I'm not saying we don't need Girlamatic. It makes my life easier to have all kinds of choice for comics about girls by girls for girls, all in one place. I'd still rather see women makes comics that appeal to the masses without the stigma of "Hey, she's a girl creator," but for now Girlamatic is a good start.

Re: Girls' Club? What Girls' Club? by Leah Fitzgerald

It's amazing how many comments I've gotten from people about my primary female character because she is "realistic." Well, gee, how hard is it to write a character that is an amalgam of several female friends and myself? Apparently it's harder than it seems to write such a "realistic" character if people feel obliged to comment on it.

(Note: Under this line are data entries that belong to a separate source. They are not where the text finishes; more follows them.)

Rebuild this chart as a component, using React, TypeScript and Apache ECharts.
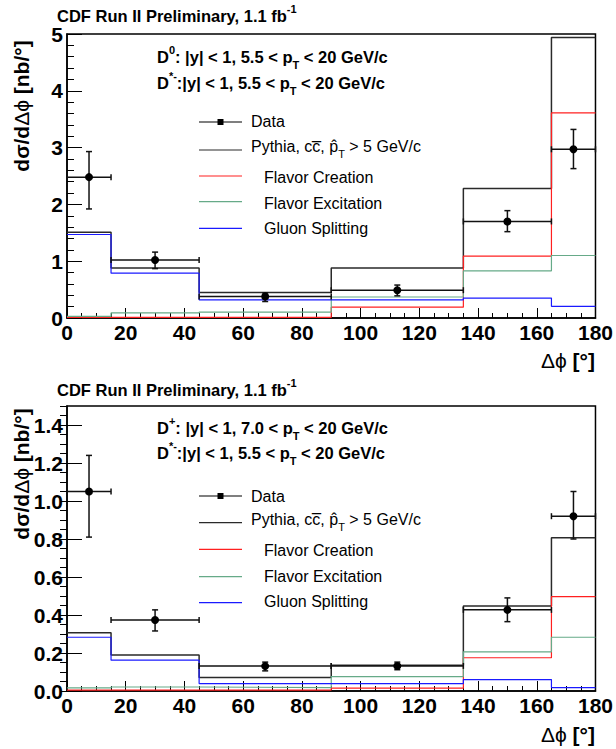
import React, { useEffect, useRef } from 'react';
import * as echarts from 'echarts';

// Bins in delta-phi (degrees)
const binEdges = [0, 15, 45, 90, 135, 165, 180];
const binCenters = [7.5, 30, 67.5, 112.5, 150, 172.5];

// Top panel: D0 / D*-
const topData = [2.48, 1.02, 0.38, 0.49, 1.7, 2.97];
const topErrUp = [0.45, 0.14, 0.06, 0.09, 0.19, 0.35];
const topErrDown = [0.56, 0.15, 0.09, 0.1, 0.18, 0.34];
const topPythia = [1.51, 0.88, 0.45, 0.88, 2.28, 4.94];
const topFlavorCreation = [0.01, 0.01, 0.01, 0.19, 1.09, 3.61];
const topFlavorExcitation = [0.03, 0.09, 0.105, 0.37, 0.83, 1.1];
const topGluonSplitting = [1.47, 0.79, 0.32, 0.32, 0.35, 0.205];

// Bottom panel: D+ / D*-
const botData = [1.05, 0.374, 0.131, 0.132, 0.427, 0.92];
const botErrUp = [0.19, 0.053, 0.021, 0.02, 0.063, 0.13];
const botErrDown = [0.24, 0.058, 0.025, 0.02, 0.062, 0.12];
const botPythia = [0.307, 0.19, 0.071, 0.135, 0.448, 0.806];
const botFlavorCreation = [0.005, 0.005, 0.005, 0.015, 0.175, 0.497];
const botFlavorExcitation = [0.016, 0.021, 0.018, 0.076, 0.206, 0.283];
const botGluonSplitting = [0.283, 0.162, 0.039, 0.039, 0.06, 0.018];

const FONT = '"Liberation Sans", Arial, Helvetica, sans-serif';
const C_PYTHIA = '#2a2a2a';
const C_FC = '#ff2020';
const C_FE = '#66aa88';
const C_GS = '#1a1aff';
const C_DATA = '#111111';

function stepPoints(vals: number[]) {
  const pts: number[][] = [];
  vals.forEach((v, i) => {
    pts.push([binEdges[i], v]);
    pts.push([binEdges[i + 1], v]);
  });
  return pts;
}

function errItems(vals: number[], up: number[], down: number[]) {
  return vals.map((v, i) => [binEdges[i], binEdges[i + 1], binCenters[i], v, up[i], down[i]]);
}

function renderErr(params: any, api: any) {
  const lo = api.value(0), hi = api.value(1), c = api.value(2);
  const v = api.value(3), u = api.value(4), d = api.value(5);
  const pL = api.coord([lo, v]);
  const pR = api.coord([hi, v]);
  const pT = api.coord([c, v + u]);
  const pB = api.coord([c, v - d]);
  const pC = api.coord([c, v]);
  const style = { stroke: C_DATA, lineWidth: 1.5 };
  const cap = 3;
  return {
    type: 'group',
    children: [
      { type: 'line', shape: { x1: pL[0], y1: pL[1], x2: pR[0], y2: pR[1] }, style },
      { type: 'line', shape: { x1: pT[0], y1: pT[1], x2: pB[0], y2: pB[1] }, style },
      { type: 'line', shape: { x1: pT[0] - cap, y1: pT[1], x2: pT[0] + cap, y2: pT[1] }, style },
      { type: 'line', shape: { x1: pB[0] - cap, y1: pB[1], x2: pB[0] + cap, y2: pB[1] }, style },
      { type: 'line', shape: { x1: pL[0], y1: pL[1] - cap, x2: pL[0], y2: pL[1] + cap }, style },
      { type: 'line', shape: { x1: pR[0], y1: pR[1] - cap, x2: pR[0], y2: pR[1] + cap }, style },
      { type: 'circle', shape: { cx: pC[0], cy: pC[1], r: 4 }, style: { fill: '#000' } },
    ],
  };
}

function histSeries(vals: number[], color: string, width: number, idx: number, yIdx: number) {
  return {
    type: 'line',
    xAxisIndex: idx,
    yAxisIndex: yIdx,
    data: stepPoints(vals),
    showSymbol: false,
    symbol: 'none',
    lineStyle: { color, width },
    silent: true,
    z: 2,
  };
}

const boldRich = {
  b: { fontFamily: FONT, fontSize: 16.5, fontWeight: 'bold', fill: '#000', lineHeight: 26 },
  s: { fontFamily: FONT, fontSize: 11, fontWeight: 'bold', fill: '#000', verticalAlign: 'top', lineHeight: 11 },
  u: { fontFamily: FONT, fontSize: 11, fontWeight: 'bold', fill: '#000', verticalAlign: 'bottom', lineHeight: 11 },
};
const regRich = {
  r: { fontFamily: FONT, fontSize: 16, fill: '#000', lineHeight: 26 },
  u: { fontFamily: FONT, fontSize: 11, fill: '#000', verticalAlign: 'bottom', lineHeight: 11 },
};
const axisRich = {
  b: { fontFamily: FONT, fontSize: 21, fontWeight: 'bold', fill: '#000' },
  g: { fontFamily: FONT, fontSize: 21, fontWeight: 'normal', fill: '#000' },
};

function richText(x: number, y: number, text: string, rich: any, align = 'left', rotation = 0) {
  return {
    type: 'text',
    x,
    y,
    rotation,
    silent: true,
    style: { text, rich, align, verticalAlign: 'middle', fill: '#000' },
  };
}

function plainText(x: number, y: number, text: string, opts: any = {}) {
  return {
    type: 'text',
    x,
    y,
    silent: true,
    rotation: opts.rotation || 0,
    style: {
      text,
      fontFamily: FONT,
      fontSize: opts.fontSize || 16,
      fontWeight: opts.fontWeight || 'normal',
      fill: '#000',
      align: opts.align || 'left',
      verticalAlign: 'middle',
    },
  };
}

function legendGraphics(rows: number[], lines: number[]) {
  const x1 = 199, x2 = 242;
  const els: any[] = [];
  const colors = [C_DATA, C_PYTHIA, C_FC, C_FE, C_GS];
  colors.forEach((c, i) => {
    els.push({
      type: 'line',
      silent: true,
      shape: { x1, y1: lines[i], x2, y2: lines[i] },
      style: { stroke: i === 0 ? '#555' : c, lineWidth: i === 0 ? 1.5 : 1.2 },
    });
  });
  els.push({ type: 'rect', silent: true, shape: { x: 217.5, y: lines[0] - 3, width: 6, height: 6 }, style: { fill: '#000' } });
  els.push(plainText(251, rows[0], 'Data'));
  els.push(richText(251, rows[1], '{r|Pythia, cc\u0305, p\u0302}{u|T}{r| > 5 GeV/c}', regRich));
  els.push(plainText(264, rows[2], 'Flavor Creation'));
  els.push(plainText(264, rows[3], 'Flavor Excitation'));
  els.push(plainText(264, rows[4], 'Gluon Splitting'));
  return els;
}

const yTitle = '{b|d\u03c3/d}{g|\u0394\u03d5}{b| [nb/\u00b0]}';
const xTitle = '{g|\u0394\u03d5}{b| [\u00b0]}';

export default function App() {
  const ref = useRef<HTMLDivElement>(null);
  useEffect(() => {
    if (!ref.current) return;
    const chart = echarts.init(ref.current, undefined, { renderer: 'svg' });
    const labelStyle = { color: '#000', fontFamily: FONT, fontSize: 21, fontWeight: 'bold' };
    const xAxisBase = {
      type: 'value',
      min: 0,
      max: 180,
      interval: 20,
      axisLine: { show: true, onZero: false, lineStyle: { color: '#000', width: 1.5 } },
      axisTick: { show: true, inside: true, length: 10, lineStyle: { color: '#000', width: 1 } },
      minorTick: { show: true, splitNumber: 4, length: 5, lineStyle: { color: '#000', width: 1 } },
      axisLabel: { ...labelStyle, margin: 4 },
      splitLine: { show: false },
      minorSplitLine: { show: false },
    };
    const option: any = {
      animation: false,
      backgroundColor: '#fff',
      grid: [
        { left: 67, top: 34, width: 529, height: 284, show: true, borderColor: '#000', borderWidth: 1.5, backgroundColor: 'transparent' },
        { left: 67, top: 406, width: 529, height: 285, show: true, borderColor: '#000', borderWidth: 1.5, backgroundColor: 'transparent' },
      ],
      xAxis: [
        { ...xAxisBase, gridIndex: 0 },
        { ...xAxisBase, gridIndex: 1 },
      ],
      yAxis: [
        {
          type: 'value', gridIndex: 0, min: 0, max: 5, interval: 1,
          axisLine: { show: true, onZero: false, lineStyle: { color: '#000', width: 1.5 } },
          axisTick: { show: true, inside: true, length: 15, lineStyle: { color: '#000', width: 1 } },
          minorTick: { show: true, splitNumber: 5, length: 7, lineStyle: { color: '#000', width: 1 } },
          axisLabel: { ...labelStyle, margin: 4 },
          splitLine: { show: false },
        },
        {
          type: 'value', gridIndex: 1, min: 0, max: 1.5, interval: 0.2,
          axisLine: { show: true, onZero: false, lineStyle: { color: '#000', width: 1.5 } },
          axisTick: { show: true, inside: true, length: 15, lineStyle: { color: '#000', width: 1 } },
          minorTick: { show: false },
          axisLabel: { ...labelStyle, margin: 4, showMaxLabel: false, formatter: (v: number) => (v > 1.45 ? '' : v.toFixed(1)) },
          splitLine: { show: false },
        },
        {
          type: 'value', gridIndex: 1, min: 0, max: 1.5, interval: 0.05,
          axisLine: { show: false },
          axisTick: { show: true, inside: true, length: 7, lineStyle: { color: '#000', width: 1 } },
          axisLabel: { show: false },
          splitLine: { show: false },
        },
      ],
      series: [
        histSeries(topPythia, C_PYTHIA, 1.5, 0, 0),
        histSeries(topFlavorCreation, C_FC, 1.2, 0, 0),
        histSeries(topFlavorExcitation, C_FE, 1.2, 0, 0),
        histSeries(topGluonSplitting, C_GS, 1.2, 0, 0),
        {
          type: 'custom', xAxisIndex: 0, yAxisIndex: 0, renderItem: renderErr,
          data: errItems(topData, topErrUp, topErrDown), z: 5, silent: true,
          encode: { x: [0, 1, 2], y: [3] },
        },
        histSeries(botPythia, C_PYTHIA, 1.5, 1, 1),
        histSeries(botFlavorCreation, C_FC, 1.2, 1, 1),
        histSeries(botFlavorExcitation, C_FE, 1.2, 1, 1),
        histSeries(botGluonSplitting, C_GS, 1.2, 1, 1),
        {
          type: 'custom', xAxisIndex: 1, yAxisIndex: 1, renderItem: renderErr,
          data: errItems(botData, botErrUp, botErrDown), z: 5, silent: true,
          encode: { x: [0, 1, 2], y: [3] },
        },
      ],
      graphic: [
        // titles
        richText(57, 16, '{b|CDF Run II Preliminary, 1.1 fb}{s|-1}', boldRich),
        richText(57, 390, '{b|CDF Run II Preliminary, 1.1 fb}{s|-1}', boldRich),
        // headers top
        richText(157, 57, '{b|D}{s|0}{b|: |y| < 1, 5.5 < p}{u|T}{b| < 20 GeV/c}', boldRich),
        richText(157, 83, '{b|D}{s|*-}{b|:|y| < 1, 5.5 < p}{u|T}{b| < 20 GeV/c}', boldRich),
        // headers bottom
        richText(157, 428, '{b|D}{s|+}{b|: |y| < 1, 7.0 < p}{u|T}{b| < 20 GeV/c}', boldRich),
        richText(157, 453, '{b|D}{s|*-}{b|:|y| < 1, 5.5 < p}{u|T}{b| < 20 GeV/c}', boldRich),
        // legends
        ...legendGraphics([121.5, 146.7, 177.5, 203.3, 228.5], [122, 150, 176, 201.7, 228.3]),
        ...legendGraphics([496.7, 519, 550.8, 576.7, 601.8], [496, 522.7, 549.3, 576.7, 602.7]),
        // axis titles
        richText(21, 106, yTitle, axisRich, 'center', Math.PI / 2),
        richText(21, 474, yTitle, axisRich, 'center', Math.PI / 2),
        richText(595, 360, xTitle, axisRich, 'right'),
        richText(595, 734, xTitle, axisRich, 'right'),
      ],
    };
    chart.setOption(option);
    return () => chart.dispose();
  }, []);
  return <div ref={ref} style={{ position: 'absolute', left: 0, top: 0, width: 616, height: 749 }} />;
}
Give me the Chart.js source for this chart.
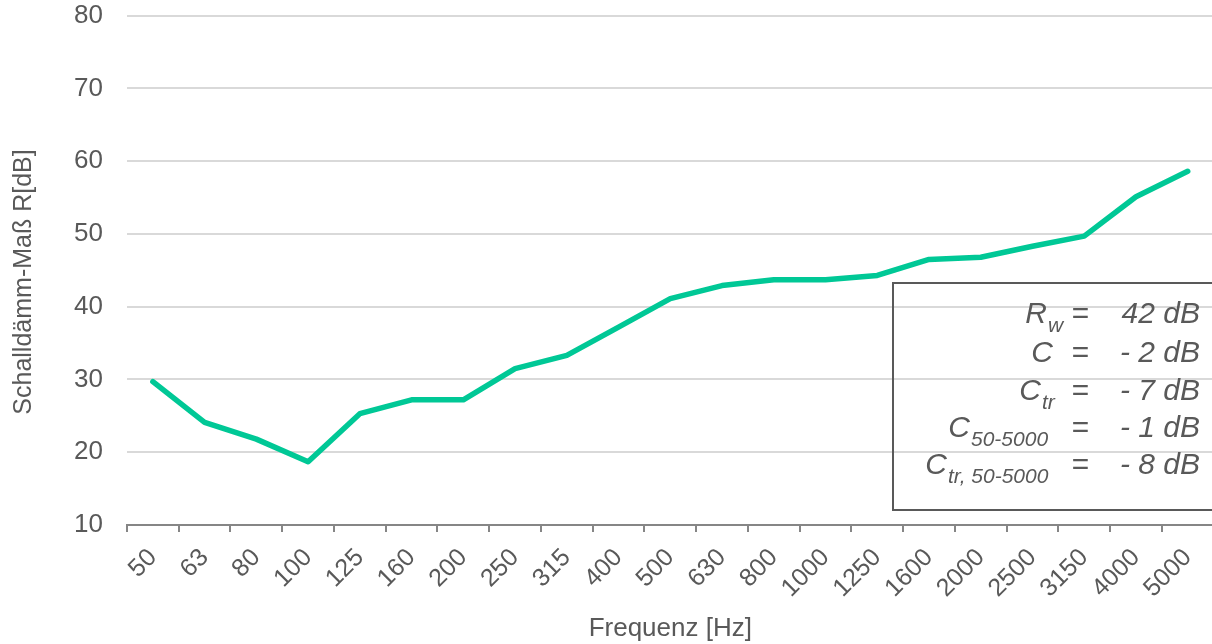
<!DOCTYPE html>
<html>
<head>
<meta charset="utf-8">
<script src="https://cdn.jsdelivr.net/npm/chart.js@4.4.1/dist/chart.umd.min.js"></script>
<style>
  html, body { margin: 0; padding: 0; background: #ffffff; overflow: hidden; }
  #wrap { position: relative; width: 1220px; height: 644px; }
</style>
</head>
<body>
<div id="wrap"><canvas id="c" width="1220" height="644"></canvas></div>
<script>
// ---- data ----
const frequencies = ['50','63','80','100','125','160','200','250','315','400','500','630','800','1000','1250','1600','2000','2500','3150','4000','5000'];
const soundReduction = [29.7, 24.1, 21.8, 18.7, 25.3, 27.2, 27.2, 31.5, 33.3, 37.2, 41.1, 42.9, 43.7, 43.7, 44.3, 46.5, 46.8, 48.3, 49.7, 55.1, 58.6];
const yTicks = [10, 20, 30, 40, 50, 60, 70, 80];
const xTitle = 'Frequenz [Hz]';
const yTitle = 'Schalldämm-Maß R[dB]';
const ratingLabels = ['R', 'C', 'C', 'C', 'C'];
const ratingSubs = ['w', '', 'tr', '50-5000', 'tr, 50-5000'];
const ratingValues = ['42 dB', '- 2 dB', '- 7 dB', '- 1 dB', '- 8 dB'];

const TEXT = '#595959';
const FONT = '"Liberation Sans", Arial, sans-serif';

const yTitlePlugin = {
  id: 'yTitle',
  afterDraw(chart) {
    const ctx = chart.ctx;
    ctx.save();
    ctx.translate(24, 282);
    ctx.rotate(-Math.PI / 2);
    ctx.font = '25px ' + FONT;
    ctx.fillStyle = TEXT;
    ctx.textAlign = 'center';
    ctx.textBaseline = 'middle';
    ctx.fillText(yTitle, 0, 0);
    ctx.restore();
  }
};

const ratingBox = {
  id: 'ratingBox',
  afterDraw(chart) {
    const ctx = chart.ctx;
    ctx.save();
    ctx.strokeStyle = '#595959';
    ctx.lineWidth = 2;
    ctx.strokeRect(893, 283, 340, 227);
    const baselines = [323, 362, 400, 437, 474];
    const labelRight = [1047, 1053, 1041, 970, 947];
    ctx.fillStyle = TEXT;
    ctx.textBaseline = 'alphabetic';
    for (let i = 0; i < ratingLabels.length; i++) {
      const b = baselines[i];
      ctx.font = 'italic 30px ' + FONT;
      ctx.textAlign = 'right';
      ctx.fillText(ratingLabels[i], labelRight[i], b);
      if (ratingSubs[i]) {
        ctx.font = 'italic 21px ' + FONT;
        ctx.textAlign = 'left';
        ctx.fillText(ratingSubs[i], labelRight[i] + 1, b + 9);
      }
      ctx.font = 'italic 30px ' + FONT;
      ctx.textAlign = 'center';
      ctx.fillText('=', 1080, b);
      ctx.textAlign = 'right';
      ctx.fillText(ratingValues[i], 1200, b);
    }
    ctx.restore();
  }
};

new Chart(document.getElementById('c'), {
  type: 'line',
  data: {
    labels: frequencies,
    datasets: [{
      data: soundReduction,
      borderColor: '#00C896',
      backgroundColor: '#00C896',
      borderWidth: 5.5,
      pointRadius: 0,
      tension: 0,
      borderCapStyle: 'round',
      borderJoinStyle: 'round',
      fill: false
    }]
  },
  options: {
    responsive: false,
    animation: false,
    devicePixelRatio: 1,
    layout: { padding: { top: 3, right: 3, left: 0, bottom: 0 } },
    plugins: { legend: { display: false }, tooltip: { enabled: false } },
    scales: {
      x: {
        offset: true,
        afterFit(axis) { axis.height = 119; },
        grid: { display: true, drawOnChartArea: false, drawTicks: true, tickLength: 7, color: '#868686', lineWidth: 2, offset: true },
        border: { display: true, color: '#868686', width: 2 },
        ticks: { color: TEXT, font: { family: FONT, size: 25 }, minRotation: 45, maxRotation: 45, autoSkip: false, padding: 11 },
        title: { display: true, text: xTitle, color: TEXT, font: { family: FONT, size: 26 }, padding: { top: 0, bottom: 0 } }
      },
      y: {
        min: 10, max: 80,
        afterBuildTicks(axis) { axis.ticks = yTicks.map(v => ({ value: v })); },
        afterFit(axis) { axis.width = 127; },
        grid: { color: '#d9d9d9', lineWidth: 2, drawTicks: true, tickLength: 24, tickColor: 'rgba(0,0,0,0)' },
        border: { display: false },
        ticks: { color: TEXT, font: { family: FONT, size: 26 }, padding: 0 },
        title: { display: false }
      }
    }
  },
  plugins: [ratingBox, yTitlePlugin]
});
</script>
</body>
</html>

Do I consider my comic a "girls' comic"? Huh? Does it matter?

Girl's Comics

I'm a guy, and I'm kind of worried about this trend. I like Girls comics for some reason. I'm not sure why, but most of the strips I read are written by girls. A lot of them have a reasonably good story and some awesome art. Most of my favorite action strips are by girls even.(I kind of thought girls write more webcomics than guys because of this.) My real problem is that I don't want to browse around a "girls only" webcomic site for a good comic to read. Even if the girls only applies only to the creators. It's like browsing around the girl's aisle in a toy store. Guys don't do it. I just looked at the front page of the site, and it looks downright hostile. I don't mind reading a comic on such a site once I'm settled in, most comics have their own look and feel anyway, but what about community participation? What about browsing around other comics on the site? If the general site and community is almost all female, I'm not going to enjoy it, and probably just read the comics and not really get into the community like I sometimes do elsewhere. The overall problem: They might shut out a lot of their audience. Guys won't go there unless some comic has a really strong appeal to them, and then, they'll stay silent. I'm open to other opinions and views on this by the way, this isn't a flame against them.